Linear Regression Flashcards
Potential Problem with Linear Regression
- Non Linearity 2.Correlation of Error terms 3.Non Constant variance 4.Outliers, 5.High-Leverage 6. Colinearity
Residual Plots in Linear Regression
(1) if there is a shape of the residual that is non-linear, suggests a non linear relationship in the data. (2) Also, can you residual plots to detect hetroscedasticity in the dataset, which will look like a funnel (3) Also look for tracking in the residuals, which may occur if error terms are correlated - think time series data
2 assumptions of linear model
(1) Additive and (2) Linear
Outliers in Linear Regression
Can skew the model, may want to remove these. Also there is a statistic called stdentized residual, for which a value greater than 3 suggests possible outliers.
Levarge in Linear Regression
When there is an extreme X value, can compute a leverage statistic.
Will Correlation Matrix Detect Colinearity
Yes, but not all cases. It is possible for combinations of vars to have colinearity. There is a statistic called the Variance Inflation Factor VIF. VIF > 5 indicates colinearity.
Variance Inflation Factor
VIF > 5 indicates colinearity
Studentized Residual
helps detect outliers in Y, value > 3 suggests outliers.
Leverage Statistic
If exceeds (p + 1) / n then the corresponding point has high leverage.

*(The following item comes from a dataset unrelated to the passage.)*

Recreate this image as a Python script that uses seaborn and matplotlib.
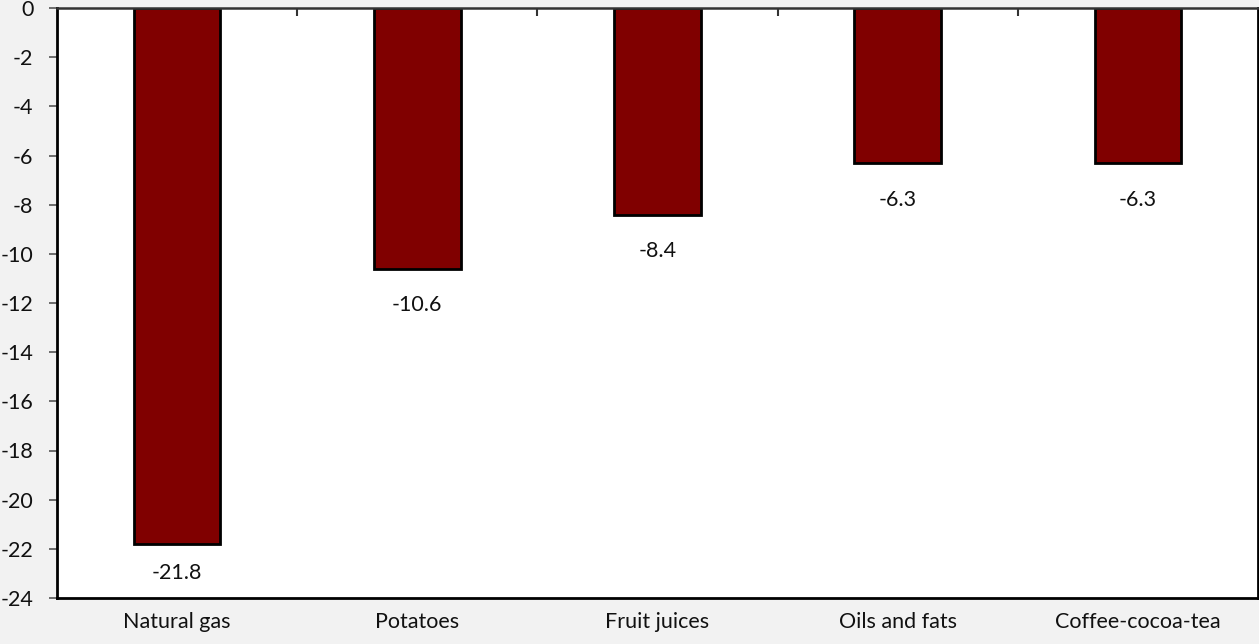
import pandas as pd
import seaborn as sns
from matplotlib import pyplot as plt

categories = ["Natural gas", "Potatoes", "Fruit juices", "Oils and fats", "Coffee-cocoa-tea"]
values = [-21.8, -10.6, -8.4, -6.3, -6.3]
yticks = list(range(0, -25, -2))

sns.set_theme(style="white")
plt.rcParams['font.family'] = ['Lato', 'DejaVu Sans']

df = pd.DataFrame({"category": categories, "value": values})

fig = plt.figure(figsize=(12.59, 6.44), dpi=100)
fig.patch.set_facecolor("#f2f2f2")
ax = fig.add_axes([57 / 1259, 46 / 644, 1201 / 1259, 590 / 644])
ax.set_facecolor("white")

sns.barplot(data=df, x="category", y="value", color="#800000", saturation=1,
            edgecolor="black", linewidth=2, width=0.36, ax=ax)

# value labels under the bar ends, kept inside the plot area
for i, v in enumerate(values):
    ax.text(i, max(v - 1.5, -23.0), f"{v:.1f}", ha="center", va="center",
            fontsize=15.5, color="#111111")

ax.set_ylim(-24, 0)
ax.set_xlim(-0.5, len(categories) - 0.5)
ax.set_yticks(yticks)
ax.set_yticklabels([str(t) for t in yticks])
ax.set_xlabel("")
ax.set_ylabel("")

# category boundary ticks along the zero line (top)
ax.set_xticks([i + 0.5 for i in range(len(categories) - 1)], minor=True)
ax.tick_params(axis="x", which="minor", top=True, bottom=False, direction="in",
               length=6, width=1.5, color="#333333")
ax.tick_params(axis="x", which="major", length=0, pad=10, labelsize=15.5, labelcolor="#111111")
ax.tick_params(axis="y", left=True, direction="out", length=6, width=1.2,
               color="#555555", pad=11, labelsize=15.5, labelcolor="#111111")

for side in ["left", "bottom", "right"]:
    ax.spines[side].set_color("black")
    ax.spines[side].set_linewidth(2)
ax.spines["top"].set_color("#333333")
ax.spines["top"].set_linewidth(1.8)

fig.savefig("out.png", dpi=100, facecolor=fig.get_facecolor())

Possible Solutions for colinearity
(1) drop one of the vars (2) combine the two, like take the average
Bias vs Variance Tradeoff
Variance - tendency to overfit. Bias - Accuracy of Model
Parametric vs. Non Paramteric Model Accuracy
Parametric will tend to outpeform NP when there is small N/P because of high dimensionality. Think about what high dimensionality does to KNN
When order doesn’t matter permutations or combinations? Formula for each
Order doesnt' matter = combination Combination: P choose K = P! / K! (P-K)! Permutation: P choose K = P! / (P-K)!
Confusion Matrix
Y axis (left): Predicted Status X axis (top): Actual or True Status
Sensitivity vs Specificity
Sensitivity: % of true positives caught.
Specificty: % of non-positives caught.